They're not really paid to report facts; they are paid to reinforce the beliefs of liberals. So this isn't really as humiliating as it might seem -- he carried Obama's water. That was his job, his real job, and so he'll be forgiven for completely missing the actual story.
Here he was nine weeks ago, telling Republicans to suck it with their scurrilous claims of financial trouble and wasted government millions:
I happened to visit Solyndra’s headquarters today,
so maybe I can help the Republicans with their investigation. For starters, the reports of Solyndra’s death have been greatly exaggerated. And while reasonable people can disagree about the loan guarantee program, it’s not the boondoggle its critics suggest.
[...]
As for Solyndra,
I can report to the Republicans who seemed so concerned about the company’s viability that it no longer seems to be on the verge of a humiliating collapse. I’m sure they’ll be relieved.
Sarcasm... so reportorial, and not at all like a partisan liberal blogger.
And now?
Solyndra declared bankruptcy on Wednesday and laid off its 1,100 employees. I’ll have more to say about this after I chat with the smooth-talkers who got me to report in June that Solyndra “no longer seems to be on the verge of a humiliating collapse.”
Yes, we wait with bated breath for your outing of the sources who flat-out lied to you. Of course, you were complicit in your own beclowning. You wanted to believe, and you did; and you reported the claims of self-interested parties uncritically. And not just uncritically, but arrogantly, with a sarcastic f.u. to House investigators.
There's actually more news here: When the company was failing, two investors came in with $75 million in further loans. They'll get paid first in the bankruptcy, which means the odds of the government seeing a few pennies of it's $535 million loan are even lower now.

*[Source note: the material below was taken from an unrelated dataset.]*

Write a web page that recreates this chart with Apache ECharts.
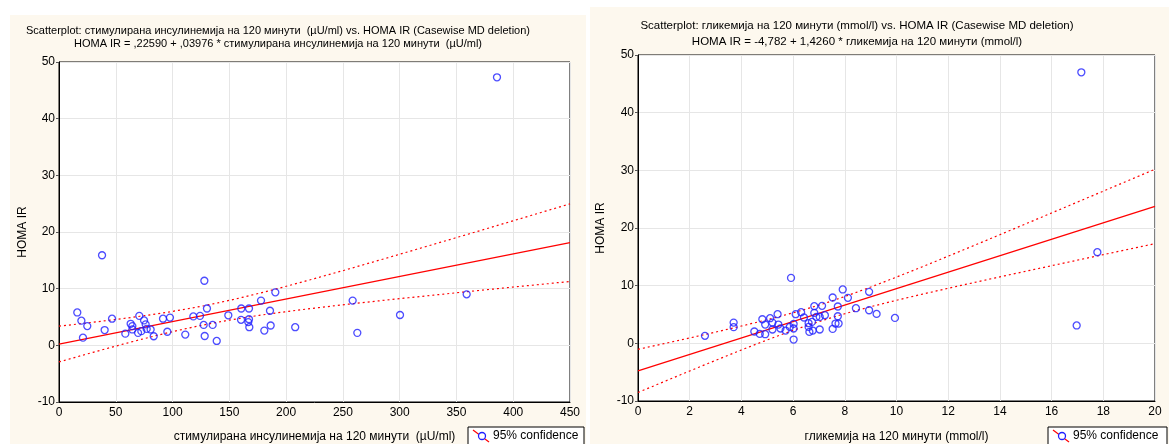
<!DOCTYPE html>
<html>
<head>
<meta charset="utf-8">
<script src="https://cdn.jsdelivr.net/npm/echarts@6/dist/echarts.min.js"></script>
<style>
html,body{margin:0;padding:0;background:#fff;}
#chart{width:1169px;height:444px;}
</style>
</head>
<body>
<div id="chart"></div>
<script>
// ---- Data ----
const leftTitle = 'Scatterplot: стимулирана инсулинемија на 120 минути  (µU/ml) vs. HOMA IR (Casewise MD deletion)\nHOMA IR = ,22590 + ,03976 * стимулирана инсулинемија на 120 минути  (µU/ml)';
const rightTitle = 'Scatterplot: гликемија на 120 минути (mmol/l) vs. HOMA IR (Casewise MD deletion)\nHOMA IR = -4,782 + 1,4260 * гликемија на 120 минути (mmol/l)';
const leftXName = 'стимулирана инсулинемија на 120 минути  (µU/ml)';
const rightXName = 'гликемија на 120 минути (mmol/l)';
const yName = 'HOMA IR';
const legendText = '95% confidence';

const leftCoef = [0.22590, 0.03976];
const rightCoef = [-4.782, 1.4260];

const leftX = [385.7, 37.9, 128, 359, 258.6, 208, 262.7, 300.3,
  16.1, 19.7, 24.9, 21.1, 40.2, 46.7, 58.4, 63.1, 64.6, 64.6, 70.7, 69.6,
  72.5, 74.9, 76.3, 77.2, 80.7, 83.4, 91.6, 97.7, 95.4, 111.2, 118.3, 124.2,
  127.4, 135.3, 128.3, 130.3, 138.9, 149.1, 160.5, 167.3, 160.3, 167.3, 166.7,
  167.6, 177.9, 185.8, 190.5, 180.8, 186.4];
const leftY = [47.3, 15.9, 11.4, 9.0, 7.9, 3.2, 2.2, 5.35,
  5.8, 4.35, 3.4, 1.35, 2.7, 4.7, 2.06, 3.8, 3.4, 2.8, 5.2, 2.2,
  2.5, 4.4, 3.7, 2.9, 2.8, 1.6, 4.7, 4.9, 2.4, 1.9, 5.1, 5.2,
  3.6, 3.6, 1.65, 6.5, 0.77, 5.3, 6.5, 6.5, 4.5, 4.6, 4.1,
  3.2, 7.9, 6.1, 9.35, 2.6, 3.5];

const rightX = [17.15, 17.77, 16.97, 5.92, 2.59, 3.70, 3.70, 4.50, 4.71, 4.92,
  4.81, 4.92, 5.11, 5.20, 5.20, 5.40, 5.43, 5.51, 5.71, 5.87, 6.02, 6.02, 6.02,
  6.10, 6.31, 6.42, 6.60, 6.60, 6.73, 6.63, 6.76, 6.82, 6.82, 6.90, 7.03, 7.12,
  7.03, 7.23, 7.53, 7.73, 7.73, 7.64, 7.76, 7.53, 7.92, 8.12, 8.43, 8.94, 8.94,
  9.23, 9.94];
const rightY = [47.0, 15.8, 3.1, 11.35, 1.3, 3.6, 2.8, 2.05, 1.64, 1.58,
  4.18, 3.26, 4.36, 3.6, 2.4, 5.05, 3.26, 2.57, 2.22, 2.85, 3.37, 2.57, 0.66,
  5.05, 5.4, 4.48, 3.49, 2.85, 3.72, 1.98, 2.22, 6.44, 5.28, 4.58, 4.58, 6.5,
  2.4, 4.88, 7.95, 6.39, 4.7, 3.43, 3.43, 2.5, 9.34, 7.89, 6.09, 8.93, 5.74,
  5.1, 4.41];

// ---- helpers: regression confidence band from the data ----
function tQuant(df){ const z=1.959964; return z + (z*z*z+z)/(4*df) + (5*Math.pow(z,5)+16*z*z*z+3*z)/(96*df*df); }
function bands(xs, ys, coef, xmin, xmax, steps){
  const n = xs.length, a = coef[0], b = coef[1];
  const xm = xs.reduce((s,v)=>s+v,0)/n;
  let sxx=0, sse=0;
  for(let i=0;i<n;i++){ sxx += (xs[i]-xm)*(xs[i]-xm); const r = ys[i]-(a+b*xs[i]); sse += r*r; }
  const s = Math.sqrt(sse/(n-2)), t = tQuant(n-2);
  const up=[], lo=[];
  for(let k=0;k<=steps;k++){
    const x = xmin + (xmax-xmin)*k/steps;
    const hw = t*s*Math.sqrt(1/n + (x-xm)*(x-xm)/sxx);
    up.push([x, a+b*x+hw]); lo.push([x, a+b*x-hw]);
  }
  return {up, lo};
}
function pairs(xs, ys){ return xs.map((x,i)=>[x, ys[i]]); }

const FONT = 'Liberation Sans, Arial, sans-serif';
const RED = '#ff0000', BLUE = '#1f1fff';
const lb = bands(leftX, leftY, leftCoef, 0, 450, 120);
const rb = bands(rightX, rightY, rightCoef, 0, 20, 120);

function xAxisCfg(gi, max, interval, name, gap){
  return { type:'value', gridIndex:gi, min:0, max:max, interval:interval,
    name:name, nameLocation:'middle', nameGap:gap,
    nameTextStyle:{color:'#000', fontSize:12, fontFamily:FONT},
    axisLine:{show:true, onZero:false, lineStyle:{color:'#000', width:1}},
    axisTick:{show:false},
    axisLabel:{color:'#000', fontSize:12, fontFamily:FONT, margin:5},
    splitLine:{show:true, lineStyle:{color:'#e6e6e6', width:1}} };
}
function yAxisCfg(gi, gap){
  return { type:'value', gridIndex:gi, min:-10, max:50, interval:10,
    name:yName, nameLocation:'middle', nameGap:gap,
    nameTextStyle:{color:'#000', fontSize:12, fontFamily:FONT},
    axisLine:{show:true, onZero:false, lineStyle:{color:'#000', width:1}},
    axisTick:{show:true, length:3, lineStyle:{color:'#555'}},
    axisLabel:{color:'#000', fontSize:12, fontFamily:FONT, margin:4},
    splitLine:{show:true, lineStyle:{color:'#e6e6e6', width:1}} };
}
function lineSeries(gi, data, dotted){
  return { type:'line', xAxisIndex:gi, yAxisIndex:gi, data:data, showSymbol:false, silent:true,
    smooth:false, z:3, lineStyle:{color:RED, width:1.2, type: dotted ? [2,3] : 'solid'} };
}
function scatterSeries(gi, data){
  return { type:'scatter', xAxisIndex:gi, yAxisIndex:gi, data:data, symbol:'circle', symbolSize:7, z:4,
    itemStyle:{color:'transparent', borderColor:BLUE, borderWidth:1.3} };
}
function legendBox(x, y, w){
  return [
    {type:'rect', shape:{x:x, y:y, width:w, height:20}, style:{fill:'#fff', stroke:'#000', lineWidth:1}},
    {type:'line', shape:{x1:x+5, y1:y+3, x2:x+21, y2:y+15}, style:{stroke:RED, lineWidth:1.2}},
    {type:'circle', shape:{cx:x+14, cy:y+9, r:3.5}, style:{fill:'#fff', stroke:BLUE, lineWidth:1.3}},
    {type:'text', x:x+25, y:y+3, style:{text:legendText, fill:'#000', fontSize:12, fontFamily:FONT}}
  ];
}

const chart = echarts.init(document.getElementById('chart'), null, {renderer:'canvas'});
chart.setOption({
  backgroundColor:'#ffffff',
  animation:false,
  graphic:[
    {type:'rect', z:-10, shape:{x:10, y:15, width:576, height:429}, style:{fill:'#fdf8ee'}},
    {type:'rect', z:-10, shape:{x:590, y:7, width:579, height:437}, style:{fill:'#fdf8ee'}},
    ...legendBox(468, 427, 116),
    ...legendBox(1048, 427, 119)
  ],
  title:[
    {text:leftTitle, left:273, top:19, textAlign:'center',
      textStyle:{fontSize:11, fontWeight:'normal', color:'#000', fontFamily:FONT, lineHeight:13}},
    {text:rightTitle, left:852, top:13, textAlign:'center',
      textStyle:{fontSize:11.5, fontWeight:'normal', color:'#000', fontFamily:FONT, lineHeight:16}}
  ],
  grid:[
    {left:59, top:62, width:511, height:340, show:true, backgroundColor:'#fff', borderColor:'#000', borderWidth:1,
      containLabel:false, outerBoundsMode:'none'},
    {left:638, top:55, width:517, height:346, show:true, backgroundColor:'#fff', borderColor:'#000', borderWidth:1,
      containLabel:false, outerBoundsMode:'none'}
  ],
  xAxis:[ xAxisCfg(0, 450, 50, leftXName, 29), xAxisCfg(1, 20, 2, rightXName, 30) ],
  yAxis:[ yAxisCfg(0, 30), yAxisCfg(1, 31) ],
  series:[
    lineSeries(0, [[0, leftCoef[0]], [450, leftCoef[0]+450*leftCoef[1]]], false),
    lineSeries(0, lb.up, true),
    lineSeries(0, lb.lo, true),
    scatterSeries(0, pairs(leftX, leftY)),
    lineSeries(1, [[0, rightCoef[0]], [20, rightCoef[0]+20*rightCoef[1]]], false),
    lineSeries(1, rb.up, true),
    lineSeries(1, rb.lo, true),
    scatterSeries(1, pairs(rightX, rightY))
  ]
});
</script>
</body>
</html>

One of those protected, high-priority lenders was George Kaiser, the big Obama donor.
Sources tell me the Obama administration restructured the loan this winter, so taxpayers probably won’t even be the first creditors to get paid after Solyndra files for bankruptcy next week.
The first $75 million will go to two Solyndra investors who poured in extra cash when the company nearly went bust in January. And one of them is a venture associated with the billionaire George Kaiser, an Obama campaign bundler.
What is that word "probably" doing in the first sentence? There is no "probably" warranted at all -- the rest of the paragraph indicates the government will not be the first creditors. They will be no higher than the third-- no "probably" about it.
What on earth is that doing in there, except to cushion the blow for Team Obama?
He goes on to make further excuses for this boondoggle.
I wanted to correct something I wrote: Several people have written to tell me that Solyndra's low interest rates are not necessarily that suspicious, even if they were much lower than the interest rates for loans extended to other solar ventures, because, they say, the loan terms were relatively short, and thus would carry lower interest rates than longer term loans.
This doesn't really explain it, though, because these were high risk loans, apparently misclassified as fairly low risk.
I believe what House investigators are trying to discover is what risk level these loans were represented as by Solyndra, and decided by the government -- which is what keeps getting redacted and hidden from them.
The Loans Had 100% Risk-- They Would Never Be Paid Back. Analysts have been questioning this "business model" for a while:
"Here's the bottom line," Lynch said. "It costs them $6 to make a unit. They're selling it for $3. In order to be competitive today, they have to sell it for between $1.5 and $2. That is not a viable business plan."
Other flags have been raised about how the Energy Department pushed the deal forward. The Center for Public Integrity's iWatch News and ABC disclosed that Energy Department officials announced the support for Solyndra even before final marketing and legal reviews were in. To government auditors, that move raised questions about just how fully the department vetted the deal -- and assessed its risk to taxpayers -- before signing off.
Of course, all those pesky questions assumed that Solyndra was selling a business product. It wasn't. It was selling a political product, one that the White House was in need of, some boondoggle it could pour taxpayer money into and then give a speech about.
No matter what the product, if a client wants it, it will get produced.
And if the product the client demands is a half-billion dollar waste of taxpayer money, the market will provide that.